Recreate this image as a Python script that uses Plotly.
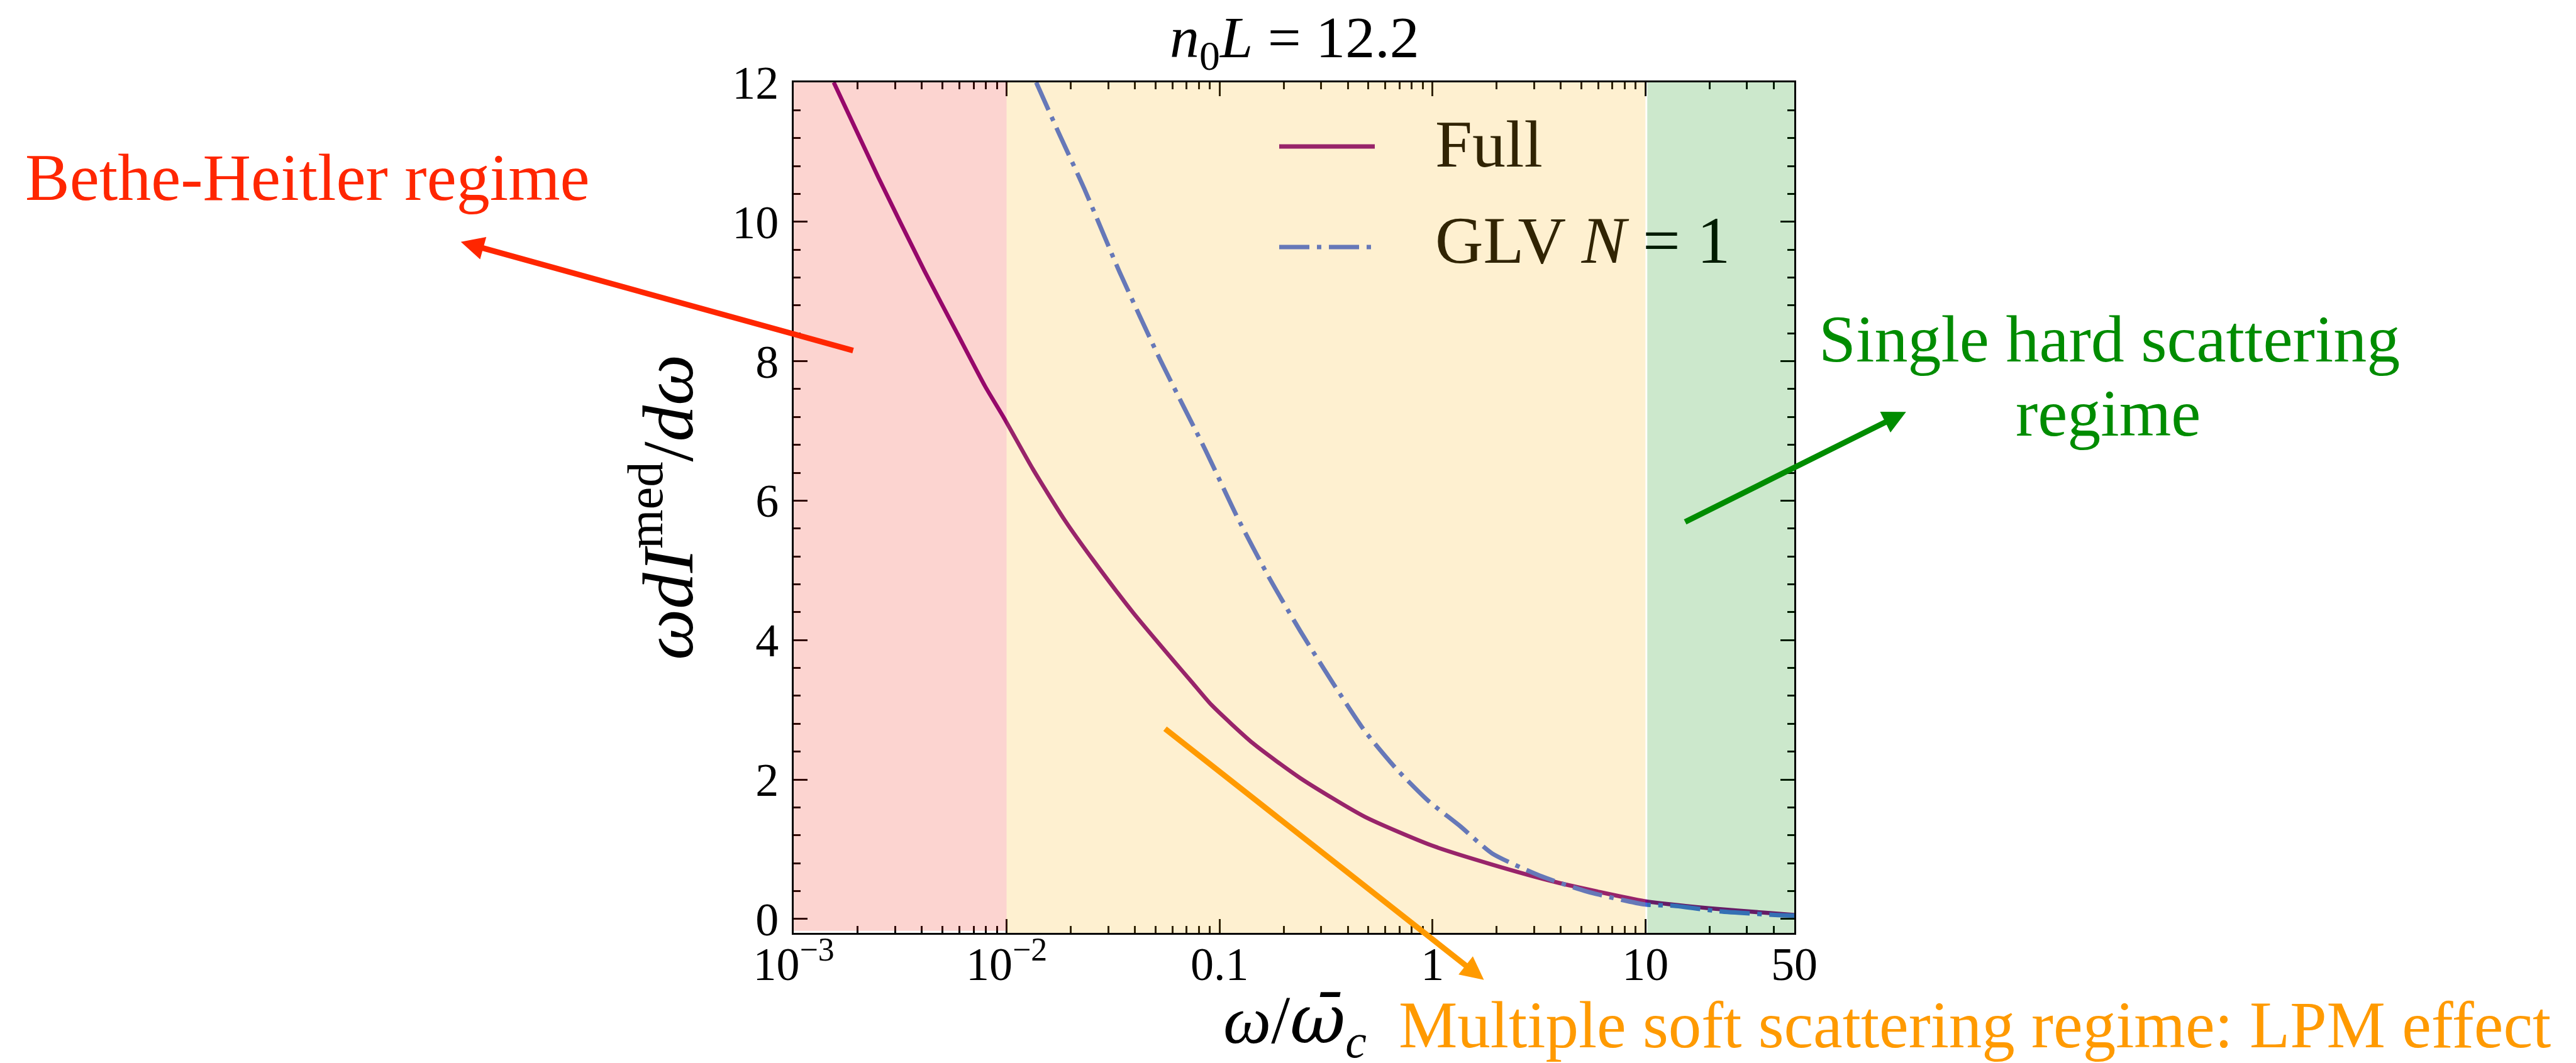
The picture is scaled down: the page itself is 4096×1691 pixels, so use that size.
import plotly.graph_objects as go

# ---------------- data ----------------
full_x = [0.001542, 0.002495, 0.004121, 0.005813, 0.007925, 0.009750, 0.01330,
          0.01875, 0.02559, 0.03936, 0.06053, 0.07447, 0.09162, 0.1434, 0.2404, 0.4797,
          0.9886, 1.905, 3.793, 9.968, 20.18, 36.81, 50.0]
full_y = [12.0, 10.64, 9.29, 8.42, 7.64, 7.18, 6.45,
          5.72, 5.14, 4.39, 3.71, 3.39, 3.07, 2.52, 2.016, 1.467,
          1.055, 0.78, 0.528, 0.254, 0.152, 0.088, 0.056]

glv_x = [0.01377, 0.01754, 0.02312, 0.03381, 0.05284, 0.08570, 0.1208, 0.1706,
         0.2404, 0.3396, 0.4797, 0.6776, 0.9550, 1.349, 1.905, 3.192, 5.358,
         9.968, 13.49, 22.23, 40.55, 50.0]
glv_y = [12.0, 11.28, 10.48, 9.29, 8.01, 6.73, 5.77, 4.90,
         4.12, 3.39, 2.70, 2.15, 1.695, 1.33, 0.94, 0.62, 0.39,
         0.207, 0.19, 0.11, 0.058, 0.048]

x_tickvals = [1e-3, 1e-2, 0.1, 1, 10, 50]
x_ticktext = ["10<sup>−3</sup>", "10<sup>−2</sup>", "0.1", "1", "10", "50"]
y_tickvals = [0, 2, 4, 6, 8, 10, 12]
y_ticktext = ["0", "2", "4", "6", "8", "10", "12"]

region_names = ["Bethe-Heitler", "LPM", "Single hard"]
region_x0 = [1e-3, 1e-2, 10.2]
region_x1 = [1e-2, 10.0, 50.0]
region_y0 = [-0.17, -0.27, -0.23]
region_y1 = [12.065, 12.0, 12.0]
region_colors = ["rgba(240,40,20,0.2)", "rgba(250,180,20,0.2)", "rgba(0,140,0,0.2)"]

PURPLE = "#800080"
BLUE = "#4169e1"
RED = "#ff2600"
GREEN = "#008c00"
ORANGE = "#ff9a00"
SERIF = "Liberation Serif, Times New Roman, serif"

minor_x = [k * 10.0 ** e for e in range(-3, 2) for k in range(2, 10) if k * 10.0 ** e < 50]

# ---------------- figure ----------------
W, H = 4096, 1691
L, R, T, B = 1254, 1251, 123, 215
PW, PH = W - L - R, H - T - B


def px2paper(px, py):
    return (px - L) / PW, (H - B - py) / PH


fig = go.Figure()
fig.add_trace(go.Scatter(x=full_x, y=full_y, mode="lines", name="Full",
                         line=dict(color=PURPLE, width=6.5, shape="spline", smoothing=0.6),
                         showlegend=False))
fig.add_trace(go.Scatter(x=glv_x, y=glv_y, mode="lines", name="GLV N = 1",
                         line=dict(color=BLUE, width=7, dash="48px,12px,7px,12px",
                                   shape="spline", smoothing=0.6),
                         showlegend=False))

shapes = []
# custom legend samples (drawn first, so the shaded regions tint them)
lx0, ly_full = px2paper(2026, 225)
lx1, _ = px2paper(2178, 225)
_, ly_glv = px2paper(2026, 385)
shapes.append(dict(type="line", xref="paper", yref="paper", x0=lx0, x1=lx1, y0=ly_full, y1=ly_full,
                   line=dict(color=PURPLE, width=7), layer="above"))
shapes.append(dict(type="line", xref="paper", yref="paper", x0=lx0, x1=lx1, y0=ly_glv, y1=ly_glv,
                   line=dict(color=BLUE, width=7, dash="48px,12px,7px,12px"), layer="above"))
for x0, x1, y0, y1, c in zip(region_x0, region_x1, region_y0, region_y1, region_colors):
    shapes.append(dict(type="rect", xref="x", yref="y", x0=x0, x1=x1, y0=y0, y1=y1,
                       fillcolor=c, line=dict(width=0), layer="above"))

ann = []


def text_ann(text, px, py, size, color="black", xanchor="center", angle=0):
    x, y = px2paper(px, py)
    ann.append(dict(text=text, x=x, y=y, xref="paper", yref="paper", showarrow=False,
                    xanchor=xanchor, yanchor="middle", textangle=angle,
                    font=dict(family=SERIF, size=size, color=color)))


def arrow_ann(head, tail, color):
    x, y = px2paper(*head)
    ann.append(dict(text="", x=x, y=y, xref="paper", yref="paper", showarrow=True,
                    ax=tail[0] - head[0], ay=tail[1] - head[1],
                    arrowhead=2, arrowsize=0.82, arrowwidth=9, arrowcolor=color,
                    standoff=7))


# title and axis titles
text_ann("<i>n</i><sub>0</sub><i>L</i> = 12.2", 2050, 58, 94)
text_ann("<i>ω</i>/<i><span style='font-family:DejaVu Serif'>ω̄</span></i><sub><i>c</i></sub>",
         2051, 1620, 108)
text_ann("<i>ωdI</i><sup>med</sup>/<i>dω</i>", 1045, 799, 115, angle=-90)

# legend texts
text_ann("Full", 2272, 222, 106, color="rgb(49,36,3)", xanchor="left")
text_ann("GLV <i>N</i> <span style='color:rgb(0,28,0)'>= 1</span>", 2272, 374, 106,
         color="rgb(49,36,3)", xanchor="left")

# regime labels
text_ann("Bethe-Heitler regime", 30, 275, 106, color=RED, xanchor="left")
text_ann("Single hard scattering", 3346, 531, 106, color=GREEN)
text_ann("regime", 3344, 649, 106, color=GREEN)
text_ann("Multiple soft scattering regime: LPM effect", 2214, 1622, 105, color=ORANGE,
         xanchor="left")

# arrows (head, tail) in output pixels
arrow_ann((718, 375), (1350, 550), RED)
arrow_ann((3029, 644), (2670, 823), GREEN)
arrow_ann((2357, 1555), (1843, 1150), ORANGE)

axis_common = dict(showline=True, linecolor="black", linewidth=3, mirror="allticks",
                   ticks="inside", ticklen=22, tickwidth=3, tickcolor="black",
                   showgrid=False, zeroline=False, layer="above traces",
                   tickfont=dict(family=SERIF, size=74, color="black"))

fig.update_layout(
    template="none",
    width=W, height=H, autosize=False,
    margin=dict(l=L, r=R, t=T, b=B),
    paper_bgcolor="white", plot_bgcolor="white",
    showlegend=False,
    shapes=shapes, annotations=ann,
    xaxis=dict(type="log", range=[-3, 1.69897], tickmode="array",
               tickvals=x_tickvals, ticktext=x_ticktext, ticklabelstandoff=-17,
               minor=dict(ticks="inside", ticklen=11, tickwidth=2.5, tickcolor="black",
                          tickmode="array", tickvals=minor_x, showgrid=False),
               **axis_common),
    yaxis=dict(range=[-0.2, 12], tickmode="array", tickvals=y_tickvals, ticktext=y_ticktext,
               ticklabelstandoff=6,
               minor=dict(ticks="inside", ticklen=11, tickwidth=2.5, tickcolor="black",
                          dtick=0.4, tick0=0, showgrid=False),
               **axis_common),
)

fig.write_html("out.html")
##########
» **Brief**: Quote the listing above in full, except for the pictures.

» **Written answer**:
Recreate this image as a Python script that uses Plotly.
The picture is scaled down: the page itself is 4096×1691 pixels, so use that size.
import plotly.graph_objects as go

# ---------------- data ----------------
full_x = [0.001542, 0.002495, 0.004121, 0.005813, 0.007925, 0.009750, 0.01330,
          0.01875, 0.02559, 0.03936, 0.06053, 0.07447, 0.09162, 0.1434, 0.2404, 0.4797,
          0.9886, 1.905, 3.793, 9.968, 20.18, 36.81, 50.0]
full_y = [12.0, 10.64, 9.29, 8.42, 7.64, 7.18, 6.45,
          5.72, 5.14, 4.39, 3.71, 3.39, 3.07, 2.52, 2.016, 1.467,
          1.055, 0.78, 0.528, 0.254, 0.152, 0.088, 0.056]

glv_x = [0.01377, 0.01754, 0.02312, 0.03381, 0.05284, 0.08570, 0.1208, 0.1706,
         0.2404, 0.3396, 0.4797, 0.6776, 0.9550, 1.349, 1.905, 3.192, 5.358,
         9.968, 13.49, 22.23, 40.55, 50.0]
glv_y = [12.0, 11.28, 10.48, 9.29, 8.01, 6.73, 5.77, 4.90,
         4.12, 3.39, 2.70, 2.15, 1.695, 1.33, 0.94, 0.62, 0.39,
         0.207, 0.19, 0.11, 0.058, 0.048]

x_tickvals = [1e-3, 1e-2, 0.1, 1, 10, 50]
x_ticktext = ["10<sup>−3</sup>", "10<sup>−2</sup>", "0.1", "1", "10", "50"]
y_tickvals = [0, 2, 4, 6, 8, 10, 12]
y_ticktext = ["0", "2", "4", "6", "8", "10", "12"]

region_names = ["Bethe-Heitler", "LPM", "Single hard"]
region_x0 = [1e-3, 1e-2, 10.2]
region_x1 = [1e-2, 10.0, 50.0]
region_y0 = [-0.17, -0.27, -0.23]
region_y1 = [12.065, 12.0, 12.0]
region_colors = ["rgba(240,40,20,0.2)", "rgba(250,180,20,0.2)", "rgba(0,140,0,0.2)"]

PURPLE = "#800080"
BLUE = "#4169e1"
RED = "#ff2600"
GREEN = "#008c00"
ORANGE = "#ff9a00"
SERIF = "Liberation Serif, Times New Roman, serif"

minor_x = [k * 10.0 ** e for e in range(-3, 2) for k in range(2, 10) if k * 10.0 ** e < 50]

# ---------------- figure ----------------
W, H = 4096, 1691
L, R, T, B = 1254, 1251, 123, 215
PW, PH = W - L - R, H - T - B


def px2paper(px, py):
    return (px - L) / PW, (H - B - py) / PH


fig = go.Figure()
fig.add_trace(go.Scatter(x=full_x, y=full_y, mode="lines", name="Full",
                         line=dict(color=PURPLE, width=6.5, shape="spline", smoothing=0.6),
                         showlegend=False))
fig.add_trace(go.Scatter(x=glv_x, y=glv_y, mode="lines", name="GLV N = 1",
                         line=dict(color=BLUE, width=7, dash="48px,12px,7px,12px",
                                   shape="spline", smoothing=0.6),
                         showlegend=False))

shapes = []
# custom legend samples (drawn first, so the shaded regions tint them)
lx0, ly_full = px2paper(2026, 225)
lx1, _ = px2paper(2178, 225)
_, ly_glv = px2paper(2026, 385)
shapes.append(dict(type="line", xref="paper", yref="paper", x0=lx0, x1=lx1, y0=ly_full, y1=ly_full,
                   line=dict(color=PURPLE, width=7), layer="above"))
shapes.append(dict(type="line", xref="paper", yref="paper", x0=lx0, x1=lx1, y0=ly_glv, y1=ly_glv,
                   line=dict(color=BLUE, width=7, dash="48px,12px,7px,12px"), layer="above"))
for x0, x1, y0, y1, c in zip(region_x0, region_x1, region_y0, region_y1, region_colors):
    shapes.append(dict(type="rect", xref="x", yref="y", x0=x0, x1=x1, y0=y0, y1=y1,
                       fillcolor=c, line=dict(width=0), layer="above"))

ann = []


def text_ann(text, px, py, size, color="black", xanchor="center", angle=0):
    x, y = px2paper(px, py)
    ann.append(dict(text=text, x=x, y=y, xref="paper", yref="paper", showarrow=False,
                    xanchor=xanchor, yanchor="middle", textangle=angle,
                    font=dict(family=SERIF, size=size, color=color)))


def arrow_ann(head, tail, color):
    x, y = px2paper(*head)
    ann.append(dict(text="", x=x, y=y, xref="paper", yref="paper", showarrow=True,
                    ax=tail[0] - head[0], ay=tail[1] - head[1],
                    arrowhead=2, arrowsize=0.82, arrowwidth=9, arrowcolor=color,
                    standoff=7))


# title and axis titles
text_ann("<i>n</i><sub>0</sub><i>L</i> = 12.2", 2050, 58, 94)
text_ann("<i>ω</i>/<i><span style='font-family:DejaVu Serif'>ω̄</span></i><sub><i>c</i></sub>",
         2051, 1620, 108)
text_ann("<i>ωdI</i><sup>med</sup>/<i>dω</i>", 1045, 799, 115, angle=-90)

# legend texts
text_ann("Full", 2272, 222, 106, color="rgb(49,36,3)", xanchor="left")
text_ann("GLV <i>N</i> <span style='color:rgb(0,28,0)'>= 1</span>", 2272, 374, 106,
         color="rgb(49,36,3)", xanchor="left")

# regime labels
text_ann("Bethe-Heitler regime", 30, 275, 106, color=RED, xanchor="left")
text_ann("Single hard scattering", 3346, 531, 106, color=GREEN)
text_ann("regime", 3344, 649, 106, color=GREEN)
text_ann("Multiple soft scattering regime: LPM effect", 2214, 1622, 105, color=ORANGE,
         xanchor="left")

# arrows (head, tail) in output pixels
arrow_ann((718, 375), (1350, 550), RED)
arrow_ann((3029, 644), (2670, 823), GREEN)
arrow_ann((2357, 1555), (1843, 1150), ORANGE)

axis_common = dict(showline=True, linecolor="black", linewidth=3, mirror="allticks",
                   ticks="inside", ticklen=22, tickwidth=3, tickcolor="black",
                   showgrid=False, zeroline=False, layer="above traces",
                   tickfont=dict(family=SERIF, size=74, color="black"))

fig.update_layout(
    template="none",
    width=W, height=H, autosize=False,
    margin=dict(l=L, r=R, t=T, b=B),
    paper_bgcolor="white", plot_bgcolor="white",
    showlegend=False,
    shapes=shapes, annotations=ann,
    xaxis=dict(type="log", range=[-3, 1.69897], tickmode="array",
               tickvals=x_tickvals, ticktext=x_ticktext, ticklabelstandoff=-17,
               minor=dict(ticks="inside", ticklen=11, tickwidth=2.5, tickcolor="black",
                          tickmode="array", tickvals=minor_x, showgrid=False),
               **axis_common),
    yaxis=dict(range=[-0.2, 12], tickmode="array", tickvals=y_tickvals, ticktext=y_ticktext,
               ticklabelstandoff=6,
               minor=dict(ticks="inside", ticklen=11, tickwidth=2.5, tickcolor="black",
                          dtick=0.4, tick0=0, showgrid=False),
               **axis_common),
)

fig.write_html("out.html")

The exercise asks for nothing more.